Archetype: The Ancient Philosopher. The Sun-Scorched Ruler. The Resilient Granary.

A Renaissance charter on December 20th, right on the cusp, gives Beja the boundless, fiery spirit of Sagittarius. This is the sign of expansion, higher knowledge, philosophy, and untamable freedom, and it is Beja. The city is defined by the vast, open plains (Sagittarian freedom). Its very Roman name, Pax Julia, reflects a philosophical (Sag) ideal imposed through expansion (also Sag).

The historical proof is perfect. The 1521 charter itself was granted by Manuel I during Portugal's "Age of Discovery"-the most Sagittarian project in history. They were literally expanding the known world. This charter was the "higher learning" of law and governance being applied to an ancient city. And let's talk about the Letters of a Portuguese Nun-a story of fiery, rule-breaking (Sag) passion and deep philosophical lament, broadcast to the world.

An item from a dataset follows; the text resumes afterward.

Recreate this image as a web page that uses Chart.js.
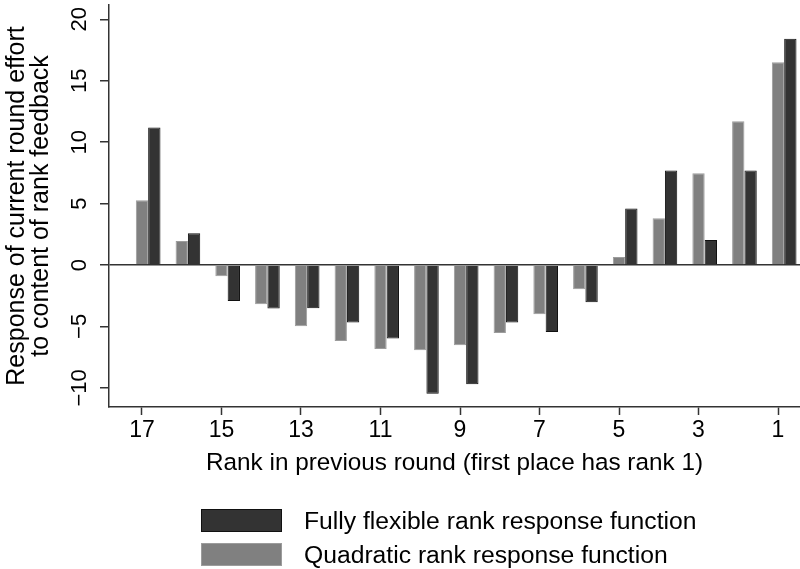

If Beja were a person: She's a history professor who also runs a massive farm. She has a Roman coin in her pocket and dirt under her fingernails. She’ll talk to you for hours about philosophy and law, but she's most comfortable staring at an open horizon, saying nothing at all. She’s fiercely independent and can't stand being rushed. She’s incredibly proud of her ancient lineage (don’t you dare call her "provincial") but has a fiery, dramatic streak. She's honest to a fault and her generosity is as wide as the plains she calls home.